#### SET EXERCISE:
Output exactly the lines from the line containing "Convert this diagram to TikZ code." through the line containing "(c4) at (1141.5,420)", inclusive, and omit any pictures.

#### DATA SUPPLIED:
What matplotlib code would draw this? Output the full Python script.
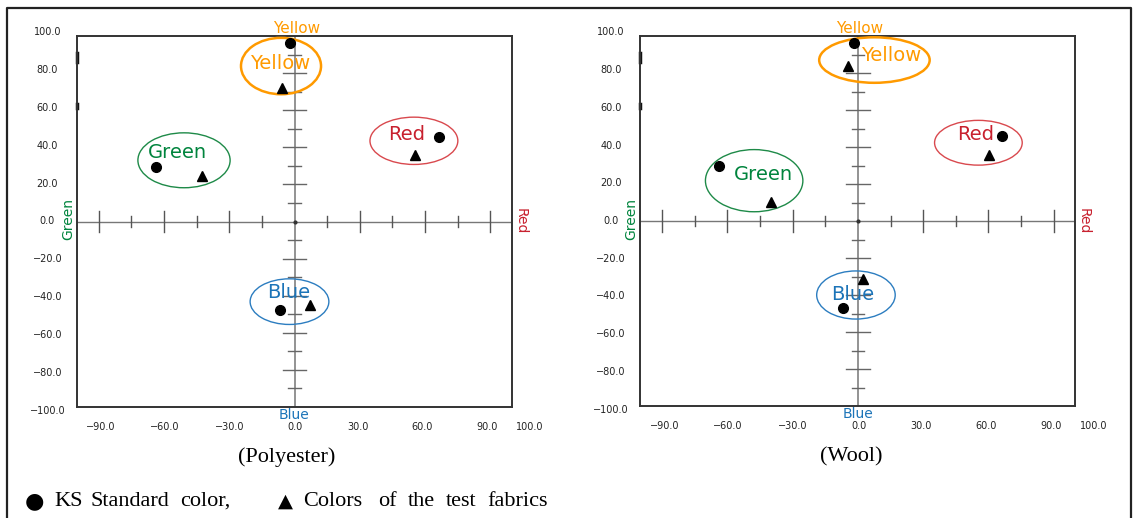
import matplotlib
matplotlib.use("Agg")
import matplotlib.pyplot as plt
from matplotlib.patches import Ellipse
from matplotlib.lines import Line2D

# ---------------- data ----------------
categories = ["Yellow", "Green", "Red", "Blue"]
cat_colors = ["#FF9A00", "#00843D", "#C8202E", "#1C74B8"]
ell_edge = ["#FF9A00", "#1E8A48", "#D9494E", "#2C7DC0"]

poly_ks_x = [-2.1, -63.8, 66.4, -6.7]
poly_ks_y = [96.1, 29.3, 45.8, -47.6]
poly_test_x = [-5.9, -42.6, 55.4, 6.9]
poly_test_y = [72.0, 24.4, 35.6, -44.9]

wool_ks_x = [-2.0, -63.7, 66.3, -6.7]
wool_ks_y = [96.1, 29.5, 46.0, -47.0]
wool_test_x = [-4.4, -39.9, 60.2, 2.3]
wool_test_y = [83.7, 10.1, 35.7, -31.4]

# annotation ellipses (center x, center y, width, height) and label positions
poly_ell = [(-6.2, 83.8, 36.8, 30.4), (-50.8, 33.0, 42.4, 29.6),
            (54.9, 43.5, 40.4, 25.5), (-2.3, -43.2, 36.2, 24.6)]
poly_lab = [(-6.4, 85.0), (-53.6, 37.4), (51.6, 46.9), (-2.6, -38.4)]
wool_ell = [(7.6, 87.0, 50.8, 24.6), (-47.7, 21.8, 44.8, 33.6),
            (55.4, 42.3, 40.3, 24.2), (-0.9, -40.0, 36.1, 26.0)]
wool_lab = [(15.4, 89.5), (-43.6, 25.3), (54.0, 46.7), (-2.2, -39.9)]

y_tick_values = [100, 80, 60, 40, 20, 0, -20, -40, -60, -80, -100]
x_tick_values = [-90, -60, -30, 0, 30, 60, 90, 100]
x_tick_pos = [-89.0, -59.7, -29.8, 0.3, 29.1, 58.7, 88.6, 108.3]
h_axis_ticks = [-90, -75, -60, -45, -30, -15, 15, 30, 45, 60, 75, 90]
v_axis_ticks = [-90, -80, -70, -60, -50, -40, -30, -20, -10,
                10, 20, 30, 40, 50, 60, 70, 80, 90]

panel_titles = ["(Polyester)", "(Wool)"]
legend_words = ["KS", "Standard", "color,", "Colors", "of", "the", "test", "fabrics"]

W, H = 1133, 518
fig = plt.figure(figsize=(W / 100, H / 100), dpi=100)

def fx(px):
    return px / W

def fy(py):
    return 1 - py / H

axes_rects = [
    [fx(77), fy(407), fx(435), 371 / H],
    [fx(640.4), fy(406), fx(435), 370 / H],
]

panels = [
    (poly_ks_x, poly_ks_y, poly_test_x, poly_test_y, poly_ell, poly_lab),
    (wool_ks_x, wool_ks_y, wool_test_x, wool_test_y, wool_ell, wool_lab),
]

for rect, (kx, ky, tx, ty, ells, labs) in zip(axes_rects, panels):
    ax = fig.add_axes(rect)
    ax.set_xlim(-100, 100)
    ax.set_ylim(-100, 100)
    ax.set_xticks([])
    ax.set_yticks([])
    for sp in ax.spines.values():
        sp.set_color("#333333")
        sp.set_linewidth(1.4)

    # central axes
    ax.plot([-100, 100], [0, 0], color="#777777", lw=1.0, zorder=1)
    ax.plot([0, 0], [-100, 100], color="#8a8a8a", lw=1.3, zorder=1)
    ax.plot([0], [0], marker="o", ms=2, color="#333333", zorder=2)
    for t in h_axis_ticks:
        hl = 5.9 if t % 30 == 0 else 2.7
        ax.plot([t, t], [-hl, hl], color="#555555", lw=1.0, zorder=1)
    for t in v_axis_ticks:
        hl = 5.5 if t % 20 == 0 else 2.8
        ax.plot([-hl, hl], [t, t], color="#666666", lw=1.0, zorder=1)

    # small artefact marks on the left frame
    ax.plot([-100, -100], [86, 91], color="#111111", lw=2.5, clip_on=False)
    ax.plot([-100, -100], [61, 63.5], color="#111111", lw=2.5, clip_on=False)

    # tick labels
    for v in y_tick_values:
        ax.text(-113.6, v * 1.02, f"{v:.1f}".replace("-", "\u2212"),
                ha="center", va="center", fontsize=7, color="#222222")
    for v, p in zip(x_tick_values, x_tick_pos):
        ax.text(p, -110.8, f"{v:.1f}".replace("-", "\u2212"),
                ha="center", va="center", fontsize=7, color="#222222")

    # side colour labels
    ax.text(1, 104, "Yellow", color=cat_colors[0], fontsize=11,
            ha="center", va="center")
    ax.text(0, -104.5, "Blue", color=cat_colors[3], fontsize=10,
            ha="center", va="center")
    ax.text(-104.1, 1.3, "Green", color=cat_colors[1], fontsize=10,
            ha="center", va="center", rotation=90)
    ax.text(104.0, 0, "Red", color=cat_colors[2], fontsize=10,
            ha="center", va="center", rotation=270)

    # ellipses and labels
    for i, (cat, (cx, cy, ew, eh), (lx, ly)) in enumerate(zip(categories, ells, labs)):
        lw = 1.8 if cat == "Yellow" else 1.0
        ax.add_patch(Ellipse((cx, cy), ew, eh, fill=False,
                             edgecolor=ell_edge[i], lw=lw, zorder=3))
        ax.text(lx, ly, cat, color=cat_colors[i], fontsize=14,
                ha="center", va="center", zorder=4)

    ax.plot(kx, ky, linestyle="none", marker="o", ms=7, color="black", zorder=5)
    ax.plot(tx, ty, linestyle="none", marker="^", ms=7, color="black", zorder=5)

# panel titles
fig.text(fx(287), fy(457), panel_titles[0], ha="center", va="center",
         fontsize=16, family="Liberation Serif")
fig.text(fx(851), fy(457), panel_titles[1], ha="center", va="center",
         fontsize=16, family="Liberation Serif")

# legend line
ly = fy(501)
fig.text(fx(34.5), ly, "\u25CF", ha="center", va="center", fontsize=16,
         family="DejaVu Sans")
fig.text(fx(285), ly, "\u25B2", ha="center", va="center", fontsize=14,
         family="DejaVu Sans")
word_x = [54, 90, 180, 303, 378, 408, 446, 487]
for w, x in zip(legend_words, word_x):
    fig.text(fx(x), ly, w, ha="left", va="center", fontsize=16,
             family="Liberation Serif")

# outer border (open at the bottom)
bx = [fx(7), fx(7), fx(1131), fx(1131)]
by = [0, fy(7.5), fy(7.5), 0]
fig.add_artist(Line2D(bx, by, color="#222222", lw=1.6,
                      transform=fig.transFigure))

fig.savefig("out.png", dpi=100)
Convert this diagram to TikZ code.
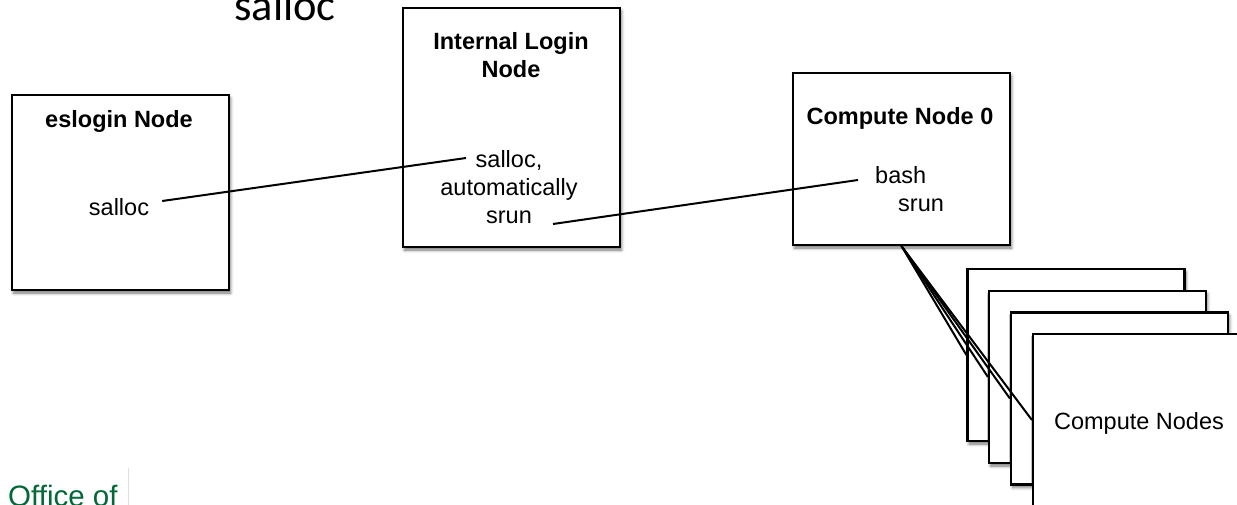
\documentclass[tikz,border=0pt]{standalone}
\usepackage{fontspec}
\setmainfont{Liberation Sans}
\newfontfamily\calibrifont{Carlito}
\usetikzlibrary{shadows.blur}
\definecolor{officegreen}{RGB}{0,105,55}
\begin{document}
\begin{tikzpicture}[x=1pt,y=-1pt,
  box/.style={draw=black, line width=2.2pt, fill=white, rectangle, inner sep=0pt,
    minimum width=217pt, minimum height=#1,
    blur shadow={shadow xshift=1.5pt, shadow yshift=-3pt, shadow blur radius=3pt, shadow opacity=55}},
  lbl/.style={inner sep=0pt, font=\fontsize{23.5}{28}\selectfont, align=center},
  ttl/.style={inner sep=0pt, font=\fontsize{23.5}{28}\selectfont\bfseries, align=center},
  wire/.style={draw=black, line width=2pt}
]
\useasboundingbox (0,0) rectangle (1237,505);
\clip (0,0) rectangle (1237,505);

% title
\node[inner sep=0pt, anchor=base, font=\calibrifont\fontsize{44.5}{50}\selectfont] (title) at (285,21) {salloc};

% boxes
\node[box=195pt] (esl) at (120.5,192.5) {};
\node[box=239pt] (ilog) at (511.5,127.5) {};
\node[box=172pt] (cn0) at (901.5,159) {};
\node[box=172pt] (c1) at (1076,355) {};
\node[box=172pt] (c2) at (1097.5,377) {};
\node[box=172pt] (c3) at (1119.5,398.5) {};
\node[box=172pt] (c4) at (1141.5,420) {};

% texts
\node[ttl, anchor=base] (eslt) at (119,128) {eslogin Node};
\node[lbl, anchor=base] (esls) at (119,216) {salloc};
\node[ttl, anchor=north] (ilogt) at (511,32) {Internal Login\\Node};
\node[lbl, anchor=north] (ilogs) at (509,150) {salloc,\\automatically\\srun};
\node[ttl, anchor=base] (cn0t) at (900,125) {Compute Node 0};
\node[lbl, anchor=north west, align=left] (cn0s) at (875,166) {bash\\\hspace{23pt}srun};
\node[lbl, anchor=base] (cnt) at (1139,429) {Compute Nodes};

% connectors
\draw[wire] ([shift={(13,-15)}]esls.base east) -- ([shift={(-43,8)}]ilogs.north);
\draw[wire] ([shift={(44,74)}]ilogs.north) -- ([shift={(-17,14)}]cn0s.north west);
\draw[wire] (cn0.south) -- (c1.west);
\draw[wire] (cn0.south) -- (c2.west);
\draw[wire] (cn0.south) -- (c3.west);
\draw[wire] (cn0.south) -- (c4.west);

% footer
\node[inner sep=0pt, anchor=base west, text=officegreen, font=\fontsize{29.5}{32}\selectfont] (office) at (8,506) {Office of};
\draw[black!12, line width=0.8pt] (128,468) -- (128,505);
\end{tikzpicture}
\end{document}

--

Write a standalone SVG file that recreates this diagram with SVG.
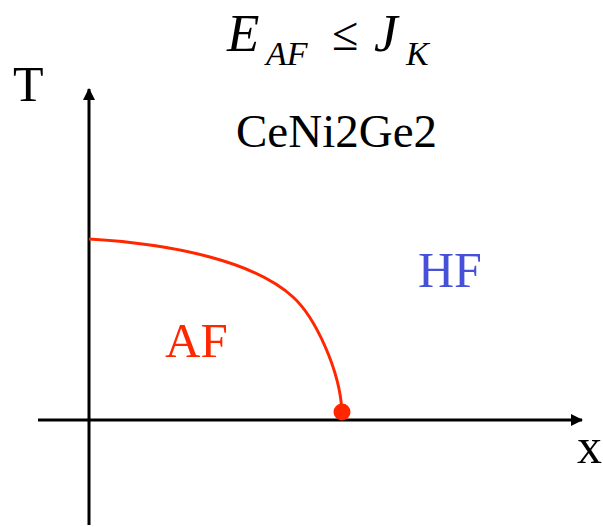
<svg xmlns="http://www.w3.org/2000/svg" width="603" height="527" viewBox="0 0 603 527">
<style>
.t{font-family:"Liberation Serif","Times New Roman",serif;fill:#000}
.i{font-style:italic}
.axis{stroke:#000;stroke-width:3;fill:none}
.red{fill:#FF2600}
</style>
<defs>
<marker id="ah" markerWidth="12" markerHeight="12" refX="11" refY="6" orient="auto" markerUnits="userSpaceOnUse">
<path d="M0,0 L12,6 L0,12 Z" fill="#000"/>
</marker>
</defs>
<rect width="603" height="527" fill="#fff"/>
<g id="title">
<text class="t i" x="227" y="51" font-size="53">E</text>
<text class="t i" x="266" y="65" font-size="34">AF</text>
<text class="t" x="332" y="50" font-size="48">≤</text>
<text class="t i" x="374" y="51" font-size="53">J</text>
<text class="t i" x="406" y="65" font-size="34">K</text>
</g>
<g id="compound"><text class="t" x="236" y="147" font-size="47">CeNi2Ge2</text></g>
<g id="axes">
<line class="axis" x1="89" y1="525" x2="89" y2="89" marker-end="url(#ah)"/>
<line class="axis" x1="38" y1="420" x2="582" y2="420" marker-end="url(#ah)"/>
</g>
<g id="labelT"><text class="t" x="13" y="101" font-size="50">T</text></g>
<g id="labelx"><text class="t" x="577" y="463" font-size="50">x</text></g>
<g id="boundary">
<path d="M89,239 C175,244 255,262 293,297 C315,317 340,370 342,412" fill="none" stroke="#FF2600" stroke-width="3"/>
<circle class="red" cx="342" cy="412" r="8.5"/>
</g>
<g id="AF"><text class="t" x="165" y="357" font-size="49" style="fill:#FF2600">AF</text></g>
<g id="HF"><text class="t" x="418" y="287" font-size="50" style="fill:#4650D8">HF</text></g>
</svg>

#### TASK ANSWER:
Convert this diagram to TikZ code.
\documentclass[tikz,border=0pt]{standalone}
\usepackage{fontspec}
\setmainfont{Liberation Sans}
\newfontfamily\calibrifont{Carlito}
\usetikzlibrary{shadows.blur}
\definecolor{officegreen}{RGB}{0,105,55}
\begin{document}
\begin{tikzpicture}[x=1pt,y=-1pt,
  box/.style={draw=black, line width=2.2pt, fill=white, rectangle, inner sep=0pt,
    minimum width=217pt, minimum height=#1,
    blur shadow={shadow xshift=1.5pt, shadow yshift=-3pt, shadow blur radius=3pt, shadow opacity=55}},
  lbl/.style={inner sep=0pt, font=\fontsize{23.5}{28}\selectfont, align=center},
  ttl/.style={inner sep=0pt, font=\fontsize{23.5}{28}\selectfont\bfseries, align=center},
  wire/.style={draw=black, line width=2pt}
]
\useasboundingbox (0,0) rectangle (1237,505);
\clip (0,0) rectangle (1237,505);

% title
\node[inner sep=0pt, anchor=base, font=\calibrifont\fontsize{44.5}{50}\selectfont] (title) at (285,21) {salloc};

% boxes
\node[box=195pt] (esl) at (120.5,192.5) {};
\node[box=239pt] (ilog) at (511.5,127.5) {};
\node[box=172pt] (cn0) at (901.5,159) {};
\node[box=172pt] (c1) at (1076,355) {};
\node[box=172pt] (c2) at (1097.5,377) {};
\node[box=172pt] (c3) at (1119.5,398.5) {};
\node[box=172pt] (c4) at (1141.5,420) {};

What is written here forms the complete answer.